Aside from my inexplicable crush on the pair (especially Phage), I’ve been impressed by how these two mixed together when I was in Berlin. Their sets always seem to retain the finesse and subtlety of well-wrought techno while still making deft use of melodic basslines and well-times buildups to keep the crowd motivated and vibrating at a high frequency (so to speak). This set was no different, although maybe they were a bit more heavy-handed with the bass. I really enjoyed their set, and especially their attention to the sort of crackling, mid- and high-frequency rhythmic patterns that I really enjoy, but Anja Schneider was playing in the other room at the same time, so I had to move about halfway through their set.
I had also seen Anja Schneider at the Mobilee party in Berlin and had been really impressed with how her DJing skills have improved over time. Tonight’s set was probably one of the best sets I’ve heard from her and certainly my favorite of the night. She managed to shuttle between really intense, “maximal” minimal and the more delicate and subtle versions of minimal techno/house, which also gave a great overall rhythm of ups and downs to her set.
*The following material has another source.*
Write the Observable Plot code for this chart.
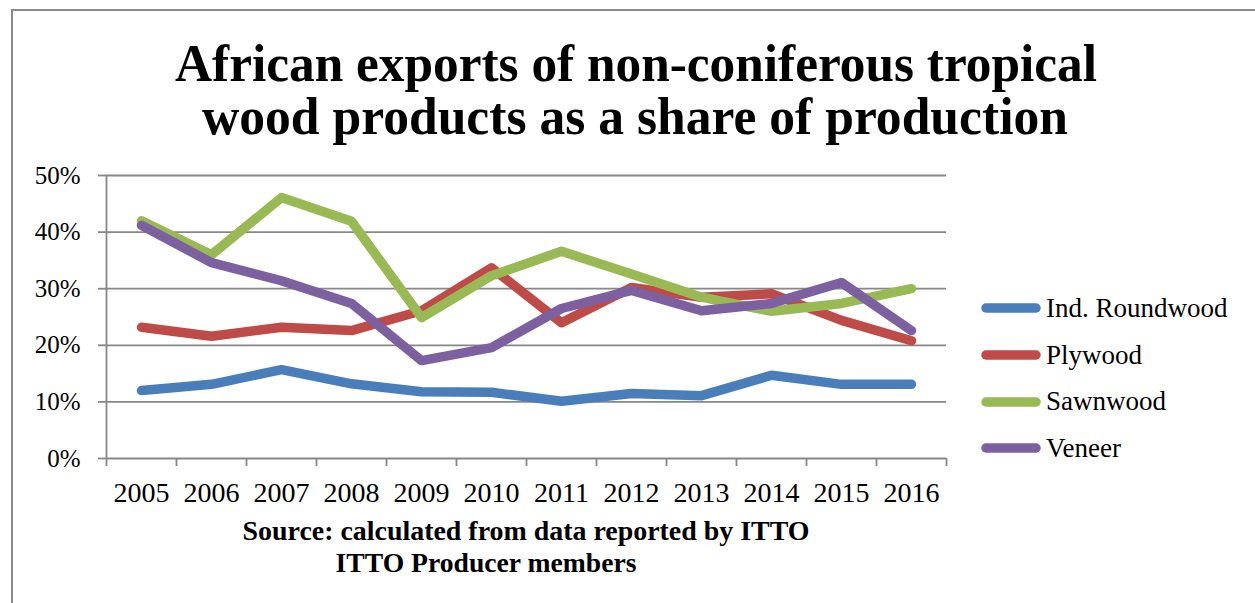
<!DOCTYPE html>
<html>
<head>
<meta charset="utf-8">
<script src="https://cdn.jsdelivr.net/npm/d3@7"></script>
<script src="https://cdn.jsdelivr.net/npm/@observablehq/plot@0.6"></script>
<style>
  html, body { margin: 0; padding: 0; background: #fff; }
  #wrap { position: relative; width: 1255px; height: 603px; overflow: hidden; background: #fff; }
  #frame { position: absolute; left: 11px; top: 9px; width: 1300px; height: 700px; border-left: 2px solid #8a8a8a; border-top: 2px solid #8a8a8a; }
  #chart { position: absolute; left: 0; top: 0; }
  .overlay { position: absolute; left: 0; top: 0; pointer-events: none; }
  #legend { position: absolute; left: 979px; top: 285px; font-family: "Liberation Serif", serif; font-size: 27px; color: #000; }
  #legend .item { display: flex; align-items: center; height: 46.7px; }
  #legend svg { margin-right: 3px; }
</style>
</head>
<body>
<div id="wrap">
  <div id="frame"></div>
  <div id="chart"></div>
  <svg class="overlay" width="1255" height="603" font-family="Liberation Serif, serif" font-weight="bold">
    <text id="t1" x="636" y="81" text-anchor="middle" font-size="52" textLength="922" lengthAdjust="spacingAndGlyphs"></text>
    <text id="t2" x="635" y="134" text-anchor="middle" font-size="52" textLength="866" lengthAdjust="spacingAndGlyphs"></text>
    <text id="c1" x="526" y="540" text-anchor="middle" font-size="27" textLength="567" lengthAdjust="spacingAndGlyphs"></text>
    <text id="c2" x="486" y="572" text-anchor="middle" font-size="27" textLength="301" lengthAdjust="spacingAndGlyphs"></text>
  </svg>
  <div id="legend"></div>
</div>
<script>
const titleLines = ["African exports of non-coniferous tropical", "wood products as a share of production"];
const captionLines = ["Source: calculated from data reported by ITTO", "ITTO Producer members"];

const years = [2005, 2006, 2007, 2008, 2009, 2010, 2011, 2012, 2013, 2014, 2015, 2016];
const seriesNames = ["Ind. Roundwood", "Plywood", "Sawnwood", "Veneer"];
const seriesColors = ["#4a7ebb", "#be4b48", "#98b954", "#7d60a0"];

const roundwood = [0.120, 0.131, 0.157, 0.132, 0.118, 0.117, 0.101, 0.115, 0.111, 0.147, 0.131, 0.131];
const plywood   = [0.232, 0.216, 0.232, 0.226, 0.261, 0.337, 0.240, 0.302, 0.285, 0.291, 0.244, 0.208];
const sawnwood  = [0.420, 0.360, 0.461, 0.419, 0.249, 0.323, 0.366, 0.326, 0.285, 0.260, 0.274, 0.300];
const veneer    = [0.412, 0.346, 0.314, 0.274, 0.173, 0.196, 0.265, 0.297, 0.261, 0.274, 0.311, 0.226];

const yTicks = [0, 0.1, 0.2, 0.3, 0.4, 0.5];

const seriesValues = [roundwood, plywood, sawnwood, veneer];
const data = seriesNames.flatMap((name, i) =>
  years.map((yr, j) => ({series: name, year: yr, value: seriesValues[i][j]}))
);
const boundaries = years.map(y => y - 0.5).concat([years[years.length - 1] + 0.5]);
const grey = "#878787";

const plot = Plot.plot({
  width: 1255,
  height: 603,
  marginLeft: 106,
  marginRight: 309,
  marginTop: 175,
  marginBottom: 145,
  style: {fontFamily: "Liberation Serif, serif", color: "#000", background: "transparent"},
  x: {type: "linear", domain: [boundaries[0], boundaries[boundaries.length - 1]]},
  y: {domain: [0, 0.5]},
  color: {domain: seriesNames, range: seriesColors},
  marks: [
    Plot.ruleY(yTicks.slice(1), {stroke: grey, strokeWidth: 1.8}),
    Plot.axisY({ticks: yTicks, tickSize: 8, tickPadding: 18, tickFormat: d3.format(".0%"), stroke: grey, strokeWidth: 1.8, strokeOpacity: 1, fontSize: 25, label: null}),
    Plot.axisX({ticks: boundaries, tickSize: 8, tickFormat: () => "", stroke: grey, strokeWidth: 1.8, strokeOpacity: 1, label: null}),
    Plot.axisX({ticks: years, tickSize: 0, tickPadding: 24, tickFormat: d => String(d), fontSize: 28, label: null}),
    Plot.ruleY([0], {stroke: grey, strokeWidth: 1.8}),
    Plot.ruleX([boundaries[0]], {y1: 0, y2: 0.5, stroke: grey, strokeWidth: 1.8}),
    Plot.line(data, {x: "year", y: "value", z: "series", stroke: "series", strokeWidth: 9.5, strokeLinecap: "round", strokeLinejoin: "round"})
  ]
});
document.getElementById("chart").appendChild(plot);

document.getElementById("t1").textContent = titleLines[0];
document.getElementById("t2").textContent = titleLines[1];
document.getElementById("c1").textContent = captionLines[0];
document.getElementById("c2").textContent = captionLines[1];

const legend = document.getElementById("legend");
seriesNames.forEach((name, i) => {
  const item = document.createElement("div");
  item.className = "item";
  item.innerHTML = `<svg width="64" height="14"><line x1="7" y1="7" x2="57" y2="7" stroke="${seriesColors[i]}" stroke-width="9.5" stroke-linecap="round"/></svg><span>${name}</span>`;
  legend.appendChild(item);
});
</script>
</body>
</html>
Her set was at no point boring, and her selection was (mostly) excellent. He mixing skills were pretty flawless; I didn’t notice her mess up or make a rough transition, and more often I was noticing her ingenious techniques for transforming tracks into new works through the manipulation of effects and EQ levels.
At the end of the night, the bouncers immediately started shuffling us from one room to the next, past the coat check and through the doors. We eventually made it back to the hotel of Fantô and the Frenchy Krew, where we hung out for an hour or so before finally going our separate ways and getting some sleep. There was apparently an after-party going on somewhere in town, but nobody was really feeling up to it.